• _The exercise_
Everything from the first line of the data through the line with "from bokeh.resources import INLINE" is to be echoed exactly, minus the pictures.
○ ○ ○ ○ ○
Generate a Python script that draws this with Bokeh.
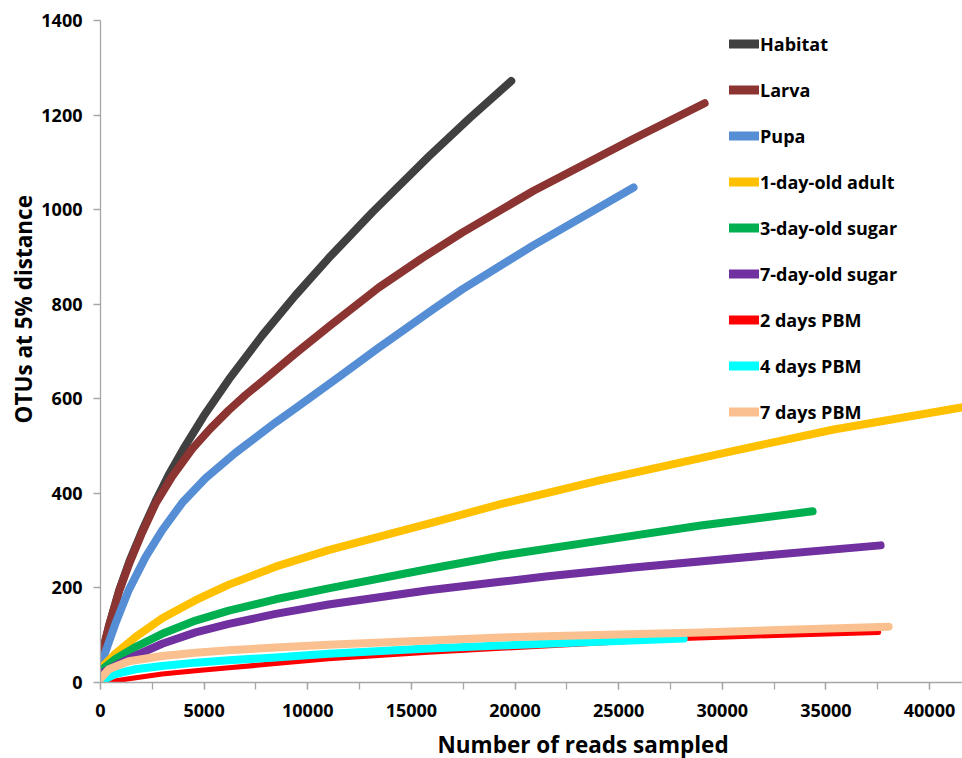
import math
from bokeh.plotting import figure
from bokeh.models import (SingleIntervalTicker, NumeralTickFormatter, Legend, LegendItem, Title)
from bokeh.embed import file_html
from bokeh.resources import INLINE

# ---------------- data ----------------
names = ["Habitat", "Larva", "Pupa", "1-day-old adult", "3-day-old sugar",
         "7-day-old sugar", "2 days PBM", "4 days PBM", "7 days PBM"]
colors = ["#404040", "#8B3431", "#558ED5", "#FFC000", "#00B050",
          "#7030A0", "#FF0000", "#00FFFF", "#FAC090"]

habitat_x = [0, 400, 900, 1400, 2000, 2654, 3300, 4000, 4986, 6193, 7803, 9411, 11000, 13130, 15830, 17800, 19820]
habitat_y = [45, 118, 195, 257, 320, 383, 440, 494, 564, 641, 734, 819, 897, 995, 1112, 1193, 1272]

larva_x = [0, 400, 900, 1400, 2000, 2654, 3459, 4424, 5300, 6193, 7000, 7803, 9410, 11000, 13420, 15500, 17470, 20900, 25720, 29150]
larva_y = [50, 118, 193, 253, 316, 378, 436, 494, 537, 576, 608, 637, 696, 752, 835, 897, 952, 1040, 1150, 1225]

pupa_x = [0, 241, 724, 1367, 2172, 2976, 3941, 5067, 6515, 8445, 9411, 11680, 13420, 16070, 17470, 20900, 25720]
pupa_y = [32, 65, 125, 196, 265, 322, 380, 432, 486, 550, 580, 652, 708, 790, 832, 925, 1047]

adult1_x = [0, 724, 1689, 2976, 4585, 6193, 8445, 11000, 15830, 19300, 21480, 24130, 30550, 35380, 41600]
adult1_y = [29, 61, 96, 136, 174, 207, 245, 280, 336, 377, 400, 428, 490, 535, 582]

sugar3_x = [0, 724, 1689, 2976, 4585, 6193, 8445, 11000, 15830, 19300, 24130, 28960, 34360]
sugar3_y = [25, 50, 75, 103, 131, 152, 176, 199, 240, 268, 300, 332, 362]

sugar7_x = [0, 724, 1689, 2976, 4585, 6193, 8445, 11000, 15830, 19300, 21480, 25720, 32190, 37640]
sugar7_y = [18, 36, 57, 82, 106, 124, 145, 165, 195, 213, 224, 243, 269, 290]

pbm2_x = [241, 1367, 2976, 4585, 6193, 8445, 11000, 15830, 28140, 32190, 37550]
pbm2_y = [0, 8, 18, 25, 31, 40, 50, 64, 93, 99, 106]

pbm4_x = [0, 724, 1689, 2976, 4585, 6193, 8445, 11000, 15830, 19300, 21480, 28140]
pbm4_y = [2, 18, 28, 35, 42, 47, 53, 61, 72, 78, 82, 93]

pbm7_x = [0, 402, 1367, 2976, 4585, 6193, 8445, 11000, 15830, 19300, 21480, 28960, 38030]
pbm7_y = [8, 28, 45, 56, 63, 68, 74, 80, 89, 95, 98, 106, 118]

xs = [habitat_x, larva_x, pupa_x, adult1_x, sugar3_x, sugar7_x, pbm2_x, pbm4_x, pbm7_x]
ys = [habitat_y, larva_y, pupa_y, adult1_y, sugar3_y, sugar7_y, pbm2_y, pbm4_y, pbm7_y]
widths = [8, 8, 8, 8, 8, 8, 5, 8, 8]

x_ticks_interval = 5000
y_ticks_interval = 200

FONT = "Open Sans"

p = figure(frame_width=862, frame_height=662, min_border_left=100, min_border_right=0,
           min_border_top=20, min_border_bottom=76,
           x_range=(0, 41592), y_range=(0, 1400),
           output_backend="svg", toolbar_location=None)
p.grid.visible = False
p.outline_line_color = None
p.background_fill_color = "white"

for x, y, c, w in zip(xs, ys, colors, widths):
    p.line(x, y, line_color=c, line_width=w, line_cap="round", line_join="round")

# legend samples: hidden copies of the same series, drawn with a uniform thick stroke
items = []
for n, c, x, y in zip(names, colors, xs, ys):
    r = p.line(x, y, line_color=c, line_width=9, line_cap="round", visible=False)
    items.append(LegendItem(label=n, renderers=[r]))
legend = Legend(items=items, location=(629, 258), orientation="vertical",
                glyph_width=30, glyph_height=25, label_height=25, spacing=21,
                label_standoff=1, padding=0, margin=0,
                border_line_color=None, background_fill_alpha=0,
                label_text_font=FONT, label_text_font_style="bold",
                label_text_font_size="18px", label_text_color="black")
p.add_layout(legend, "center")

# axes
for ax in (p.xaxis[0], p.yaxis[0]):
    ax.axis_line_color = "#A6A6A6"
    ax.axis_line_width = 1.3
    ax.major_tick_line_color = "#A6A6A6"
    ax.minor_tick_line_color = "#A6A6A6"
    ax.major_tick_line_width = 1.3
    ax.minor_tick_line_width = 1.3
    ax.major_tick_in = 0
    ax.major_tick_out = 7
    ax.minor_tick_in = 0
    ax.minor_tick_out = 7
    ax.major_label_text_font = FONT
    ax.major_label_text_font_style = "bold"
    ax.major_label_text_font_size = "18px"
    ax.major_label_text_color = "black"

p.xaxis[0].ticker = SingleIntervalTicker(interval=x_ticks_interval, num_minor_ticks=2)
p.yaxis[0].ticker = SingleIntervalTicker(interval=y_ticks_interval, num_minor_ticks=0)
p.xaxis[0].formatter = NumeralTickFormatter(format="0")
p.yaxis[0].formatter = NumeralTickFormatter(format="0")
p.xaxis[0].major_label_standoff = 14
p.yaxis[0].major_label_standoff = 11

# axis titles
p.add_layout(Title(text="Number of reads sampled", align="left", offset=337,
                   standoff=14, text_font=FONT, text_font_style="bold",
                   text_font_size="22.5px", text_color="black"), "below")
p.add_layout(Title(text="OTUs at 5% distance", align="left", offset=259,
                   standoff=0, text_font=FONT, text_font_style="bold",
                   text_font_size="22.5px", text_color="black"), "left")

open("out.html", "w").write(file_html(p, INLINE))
○ ○ ○ ○ ○
• _Solution to the exercise_
Generate a Python script that draws this with Bokeh.
import math
from bokeh.plotting import figure
from bokeh.models import (SingleIntervalTicker, NumeralTickFormatter, Legend, LegendItem, Title)
from bokeh.embed import file_html
from bokeh.resources import INLINE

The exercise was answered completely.